■ **Instructions for the task**:
Transcribe all of the material below word for word and leave out its pictures.
==============================
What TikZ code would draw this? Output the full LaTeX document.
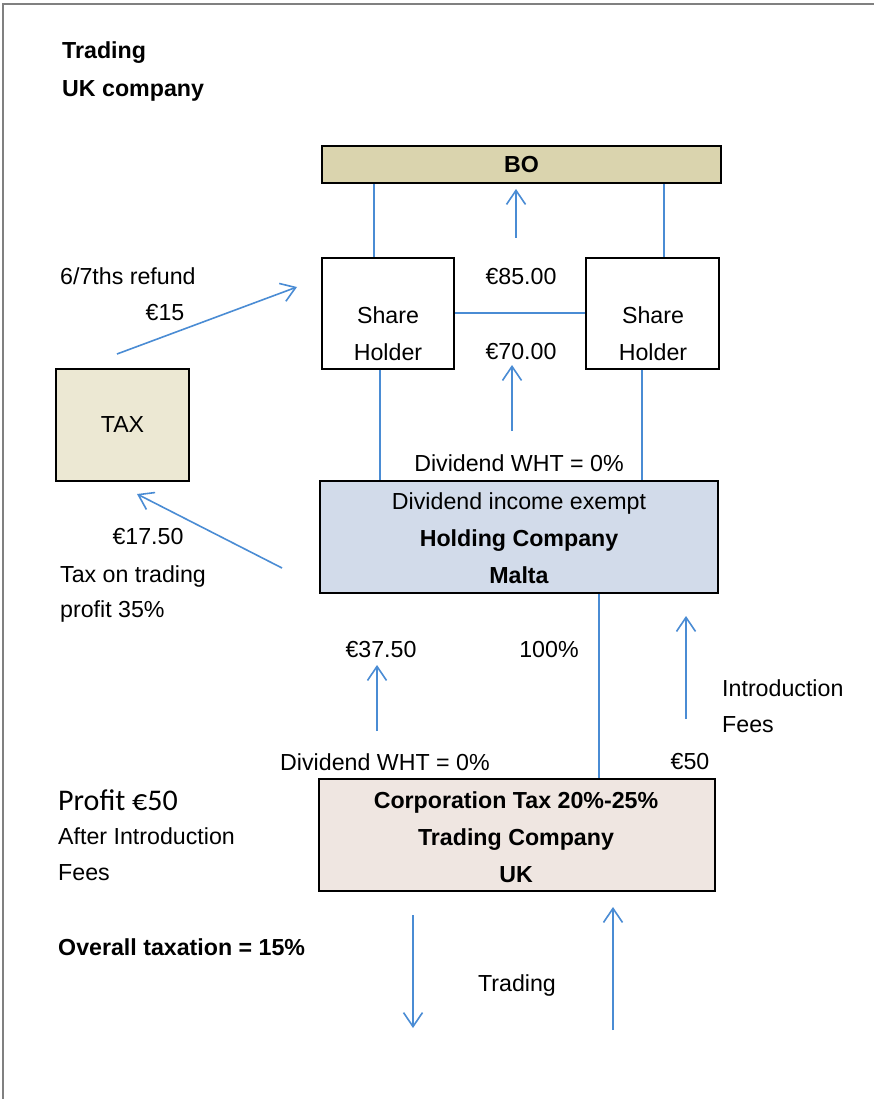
\documentclass[tikz,border=0pt]{standalone}
\usepackage{fontspec}
\setmainfont{Liberation Sans}
\newfontfamily\calfont{Carlito}
\usetikzlibrary{arrows.meta}
\definecolor{flow}{HTML}{4A8CD4}
\definecolor{bofill}{HTML}{DAD4AE}
\definecolor{taxfill}{HTML}{ECE8D3}
\definecolor{holdfill}{HTML}{D2DBEA}
\definecolor{tradefill}{HTML}{EFE6E1}
\tikzset{
  box/.style={draw=black, line width=2pt, inner sep=0pt, anchor=north west},
  txt/.style={inner sep=0pt, font=\fontsize{23.2}{37}\selectfont, align=center},
  btxt/.style={txt, font=\fontsize{23.2}{37}\selectfont\bfseries},
  ltxt/.style={txt, anchor=west, align=left},
  link/.style={draw=flow, line width=1.6pt},
  flowarrow/.style={link, -{Straight Barb[length=14pt,width=19pt,line width=1.6pt]}}
}
\begin{document}
\begin{tikzpicture}[x=1pt,y=-1pt]
\useasboundingbox (0,0) rectangle (874,1099);
\fill[white] (0,0) rectangle (874,1099);
\draw[gray, line width=1.5pt] (3,1099) -- (3,4) -- (874,4);

% titles
\node[btxt, anchor=west] (t1) at (62,53) {Trading};
\node[btxt, anchor=west] (t2) at (62,91) {UK company};

% boxes
\node[box, fill=bofill, minimum width=399pt, minimum height=37pt] (bo) at (321,145) {};
\node[btxt] at (bo.center) {BO};
\node[box, fill=white, minimum width=132pt, minimum height=111pt] (sh1) at (321,257) {};
\node[box, fill=white, minimum width=133pt, minimum height=111pt] (sh2) at (585,257) {};
\node[txt] (sh1t) at (388,334) {Share\\Holder};
\node[txt] (sh2t) at (653,334) {Share\\Holder};
\node[box, fill=taxfill, minimum width=133pt, minimum height=112pt] (tax) at (55,368) {};
\node[txt] at (tax.center) {TAX};
\node[box, fill=holdfill, minimum width=398pt, minimum height=112pt] (hold) at (319,480) {};
\node[txt] (holdt) at (519,538) {Dividend income exempt\\\textbf{Holding Company}\\\textbf{Malta}};
\node[box, fill=tradefill, minimum width=396pt, minimum height=112pt] (trade) at (318,778) {};
\node[btxt] (tradet) at (516,837) {Corporation Tax 20\%-25\%\\Trading Company\\UK};

% connectors
\draw[link] ([xshift=-14pt]sh1.north) -- ([xshift=-14pt]sh1.north |- bo.south);
\draw[link] ([xshift=11.5pt]sh2.north) -- ([xshift=11.5pt]sh2.north |- bo.south);
\draw[link] ([yshift=0.5pt]sh1.east) -- ([yshift=0.5pt]sh2.west);
\draw[link] ([xshift=-8pt]sh1.south) -- ([xshift=-8pt]sh1.south |- hold.north);
\draw[link] ([xshift=-10.5pt]sh2.south) -- ([xshift=-10.5pt]sh2.south |- hold.north);
\draw[link] ([xshift=80pt]hold.south) -- ([xshift=80pt]hold.south |- trade.north);

% free arrows
\coordinate (a1s) at (516,238); \coordinate (a1e) at (516,189);
\draw[flowarrow] (a1s) -- (a1e);
\coordinate (a2s) at (512,431); \coordinate (a2e) at (512,365);
\draw[flowarrow] (a2s) -- (a2e);
\coordinate (a3s) at (117,354); \coordinate (a3e) at (297,287);
\draw[flowarrow] (a3s) -- (a3e);
\coordinate (a4s) at (282,568); \coordinate (a4e) at (137,494);
\draw[flowarrow] (a4s) -- (a4e);
\coordinate (a5s) at (377,731); \coordinate (a5e) at (377,665);
\draw[flowarrow] (a5s) -- (a5e);
\coordinate (a6s) at (686,719); \coordinate (a6e) at (686,616);
\draw[flowarrow] (a6s) -- (a6e);
\coordinate (a7s) at (413,915); \coordinate (a7e) at (413,1028);
\draw[flowarrow] (a7s) -- (a7e);
\coordinate (a8s) at (613,1030); \coordinate (a8e) at (613,907);
\draw[flowarrow] (a8s) -- (a8e);

% labels
\node[txt] (l85) at (521,277) {€85.00};
\node[txt] (l70) at (521,352) {€70.00};
\node[txt] (lwht1) at (519,463) {Dividend WHT = 0\%};
\node[ltxt] (lref) at (60,276) {6/7ths refund};
\node[txt] (l15) at (165,313) {€15};
\node[txt] (l1750) at (148,537) {€17.50};
\node[ltxt] (ltax1) at (60,576) {Tax on trading};
\node[ltxt] (ltax2) at (60,611) {profit 35\%};
\node[txt] (l3750) at (381,650) {€37.50};
\node[txt] (l100) at (549,650) {100\%};
\node[ltxt] (lint1) at (722,688) {Introduction};
\node[ltxt] (lint2) at (722,725) {Fees};
\node[txt] (lwht2) at (385,762) {Dividend WHT = 0\%};
\node[txt] (l50) at (690,762) {€50};
\node[ltxt, font=\fontsize{30}{37}\selectfont\calfont] (lprof) at (58,800) {Profit €50};
\node[ltxt] (laft1) at (58,836) {After Introduction};
\node[ltxt] (laft2) at (58,873) {Fees};
\node[ltxt, font=\fontsize{23.2}{37}\selectfont\bfseries] (lover) at (58,947) {Overall taxation = 15\%};
\node[txt] (ltrad) at (517,985) {Trading};
\end{tikzpicture}
\end{document}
==============================
■ **Answer below**:
What TikZ code would draw this? Output the full LaTeX document.
\documentclass[tikz,border=0pt]{standalone}
\usepackage{fontspec}
\setmainfont{Liberation Sans}
\newfontfamily\calfont{Carlito}
\usetikzlibrary{arrows.meta}
\definecolor{flow}{HTML}{4A8CD4}
\definecolor{bofill}{HTML}{DAD4AE}
\definecolor{taxfill}{HTML}{ECE8D3}
\definecolor{holdfill}{HTML}{D2DBEA}
\definecolor{tradefill}{HTML}{EFE6E1}
\tikzset{
  box/.style={draw=black, line width=2pt, inner sep=0pt, anchor=north west},
  txt/.style={inner sep=0pt, font=\fontsize{23.2}{37}\selectfont, align=center},
  btxt/.style={txt, font=\fontsize{23.2}{37}\selectfont\bfseries},
  ltxt/.style={txt, anchor=west, align=left},
  link/.style={draw=flow, line width=1.6pt},
  flowarrow/.style={link, -{Straight Barb[length=14pt,width=19pt,line width=1.6pt]}}
}
\begin{document}
\begin{tikzpicture}[x=1pt,y=-1pt]
\useasboundingbox (0,0) rectangle (874,1099);
\fill[white] (0,0) rectangle (874,1099);
\draw[gray, line width=1.5pt] (3,1099) -- (3,4) -- (874,4);

% titles
\node[btxt, anchor=west] (t1) at (62,53) {Trading};
\node[btxt, anchor=west] (t2) at (62,91) {UK company};

% boxes
\node[box, fill=bofill, minimum width=399pt, minimum height=37pt] (bo) at (321,145) {};
\node[btxt] at (bo.center) {BO};
\node[box, fill=white, minimum width=132pt, minimum height=111pt] (sh1) at (321,257) {};
\node[box, fill=white, minimum width=133pt, minimum height=111pt] (sh2) at (585,257) {};
\node[txt] (sh1t) at (388,334) {Share\\Holder};
\node[txt] (sh2t) at (653,334) {Share\\Holder};
\node[box, fill=taxfill, minimum width=133pt, minimum height=112pt] (tax) at (55,368) {};
\node[txt] at (tax.center) {TAX};
\node[box, fill=holdfill, minimum width=398pt, minimum height=112pt] (hold) at (319,480) {};
\node[txt] (holdt) at (519,538) {Dividend income exempt\\\textbf{Holding Company}\\\textbf{Malta}};
\node[box, fill=tradefill, minimum width=396pt, minimum height=112pt] (trade) at (318,778) {};
\node[btxt] (tradet) at (516,837) {Corporation Tax 20\%-25\%\\Trading Company\\UK};

% connectors
\draw[link] ([xshift=-14pt]sh1.north) -- ([xshift=-14pt]sh1.north |- bo.south);
\draw[link] ([xshift=11.5pt]sh2.north) -- ([xshift=11.5pt]sh2.north |- bo.south);
\draw[link] ([yshift=0.5pt]sh1.east) -- ([yshift=0.5pt]sh2.west);
\draw[link] ([xshift=-8pt]sh1.south) -- ([xshift=-8pt]sh1.south |- hold.north);
\draw[link] ([xshift=-10.5pt]sh2.south) -- ([xshift=-10.5pt]sh2.south |- hold.north);
\draw[link] ([xshift=80pt]hold.south) -- ([xshift=80pt]hold.south |- trade.north);

% free arrows
\coordinate (a1s) at (516,238); \coordinate (a1e) at (516,189);
\draw[flowarrow] (a1s) -- (a1e);
\coordinate (a2s) at (512,431); \coordinate (a2e) at (512,365);
\draw[flowarrow] (a2s) -- (a2e);
\coordinate (a3s) at (117,354); \coordinate (a3e) at (297,287);
\draw[flowarrow] (a3s) -- (a3e);
\coordinate (a4s) at (282,568); \coordinate (a4e) at (137,494);
\draw[flowarrow] (a4s) -- (a4e);
\coordinate (a5s) at (377,731); \coordinate (a5e) at (377,665);
\draw[flowarrow] (a5s) -- (a5e);
\coordinate (a6s) at (686,719); \coordinate (a6e) at (686,616);
\draw[flowarrow] (a6s) -- (a6e);
\coordinate (a7s) at (413,915); \coordinate (a7e) at (413,1028);
\draw[flowarrow] (a7s) -- (a7e);
\coordinate (a8s) at (613,1030); \coordinate (a8e) at (613,907);
\draw[flowarrow] (a8s) -- (a8e);

% labels
\node[txt] (l85) at (521,277) {€85.00};
\node[txt] (l70) at (521,352) {€70.00};
\node[txt] (lwht1) at (519,463) {Dividend WHT = 0\%};
\node[ltxt] (lref) at (60,276) {6/7ths refund};
\node[txt] (l15) at (165,313) {€15};
\node[txt] (l1750) at (148,537) {€17.50};
\node[ltxt] (ltax1) at (60,576) {Tax on trading};
\node[ltxt] (ltax2) at (60,611) {profit 35\%};
\node[txt] (l3750) at (381,650) {€37.50};
\node[txt] (l100) at (549,650) {100\%};
\node[ltxt] (lint1) at (722,688) {Introduction};
\node[ltxt] (lint2) at (722,725) {Fees};
\node[txt] (lwht2) at (385,762) {Dividend WHT = 0\%};
\node[txt] (l50) at (690,762) {€50};
\node[ltxt, font=\fontsize{30}{37}\selectfont\calfont] (lprof) at (58,800) {Profit €50};
\node[ltxt] (laft1) at (58,836) {After Introduction};
\node[ltxt] (laft2) at (58,873) {Fees};
\node[ltxt, font=\fontsize{23.2}{37}\selectfont\bfseries] (lover) at (58,947) {Overall taxation = 15\%};
\node[txt] (ltrad) at (517,985) {Trading};
\end{tikzpicture}
\end{document}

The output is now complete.